A place for Buffistas to discuss, beta and otherwise deal and dish on their non-fan fiction projects.
The play challenge is now closed.
The new challenge is shelf space.
One of my CPs keeps rapping my wrists over a pronoun issue that I don't think is a real issue. (She's one of the most grammatically precise people I've ever met.)
According to the CP, a pronoun must ALWAYS refer to the last person of that gender named in the text. E.g., I had the following snippet of dialogue in the excerpt I sent for critique this week:
Wilcox snorted. “Better you than me, sir.”
“Corporal,” he chided mildly, “you must show respect for him as an officer.”
Leaving aside whether this is well-written or not (it's rough draft, and one of the things I always do on rewrite is make my dialogue attribution a bit more subtle and artful), in my mind it's sufficiently clear that the speaker in the second paragraph is not Wilcox, but someone who's having a conversation with him. And since there are only two people in the scene, I think the pronoun stands alone. But my CP disagrees and says I really need the second character's name. I can see her point, technically, but stylistically something seems awkward about naming characters over and over again. In a scene with two men or two women interacting, I feel like I have to use their names so much just for clarity. So when I can use a pronoun without confusing the reader, I feel like I should do so even when it's technically incorrect.
Thoughts? This is an ongoing issue, and I'm starting to get snarly when I open her critiques and see all those pronouns replaced with names.
Since dialogue breaks a line every time there's a new speaker, to me it seems pretty obvious that it's the second speaker.
Thanks, Ailleann. I think I'll just ignore her on that issue unless other CPs have problems with specific instances.
In other writing news, I've been blogging my notes from the workshops at PNWC: [link]

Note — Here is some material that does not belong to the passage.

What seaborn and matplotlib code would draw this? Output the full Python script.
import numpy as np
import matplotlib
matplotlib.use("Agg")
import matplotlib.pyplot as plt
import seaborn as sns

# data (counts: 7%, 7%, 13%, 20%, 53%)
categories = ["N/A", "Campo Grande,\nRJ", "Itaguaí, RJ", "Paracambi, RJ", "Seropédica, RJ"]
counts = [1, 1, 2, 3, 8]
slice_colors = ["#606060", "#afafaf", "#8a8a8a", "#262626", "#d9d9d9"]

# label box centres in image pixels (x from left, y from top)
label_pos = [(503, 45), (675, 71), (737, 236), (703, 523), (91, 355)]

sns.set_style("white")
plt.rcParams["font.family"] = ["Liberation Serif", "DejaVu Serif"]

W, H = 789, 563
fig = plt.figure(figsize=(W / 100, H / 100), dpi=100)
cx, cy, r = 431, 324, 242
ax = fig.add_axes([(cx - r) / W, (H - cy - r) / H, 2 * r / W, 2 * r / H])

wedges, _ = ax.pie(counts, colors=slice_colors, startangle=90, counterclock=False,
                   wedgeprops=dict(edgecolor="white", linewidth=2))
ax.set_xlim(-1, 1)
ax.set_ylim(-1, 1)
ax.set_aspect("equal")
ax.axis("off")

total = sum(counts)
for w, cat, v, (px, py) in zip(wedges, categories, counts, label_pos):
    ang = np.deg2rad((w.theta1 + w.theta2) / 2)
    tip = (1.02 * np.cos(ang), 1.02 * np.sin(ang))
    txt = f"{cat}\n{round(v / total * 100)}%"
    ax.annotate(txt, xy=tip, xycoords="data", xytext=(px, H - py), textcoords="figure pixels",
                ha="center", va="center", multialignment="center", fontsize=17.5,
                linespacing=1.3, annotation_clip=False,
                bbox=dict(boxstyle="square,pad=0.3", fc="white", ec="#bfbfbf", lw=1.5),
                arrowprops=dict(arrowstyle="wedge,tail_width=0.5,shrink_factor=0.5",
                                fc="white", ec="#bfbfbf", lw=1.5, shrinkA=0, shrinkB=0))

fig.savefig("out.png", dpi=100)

I think sometimes people forget that you're writing dialogue that has to make sense for the people involved in the scene who are actually speaking. Of course you don't want to confuse a reader, but the reader will also be distracted by reading names in a situation where the speakers wouldn't use proper names.
Actually I agree with CP here. Susan, do you even need a pronoun at all?
Wilcox snorted. “Better you than me, sir.”
“Corporal, you must show respect for him as an officer.”
Although you lose the mild chiding, I think it's picked up in context.
I like Wolfram's idea there, Susan. Also, I feel as long as a name (or title, something to help us differentiate) is used every 3-4 statements, I'd be good with that. Just so I'm not left counting the paragraphs to try and figure out who said what.
I find myself counting the paragraphs fairly often, so you can never attribute quotes by name too much for me!
Well, it's not so much about this specific instance as the general principle of the thing. She thinks there's a Rule of Pronouns where any pronoun has to belong to the last person of that gender referred to by name; I think it doesn't matter as long as the context makes it clear who the pronoun refers to.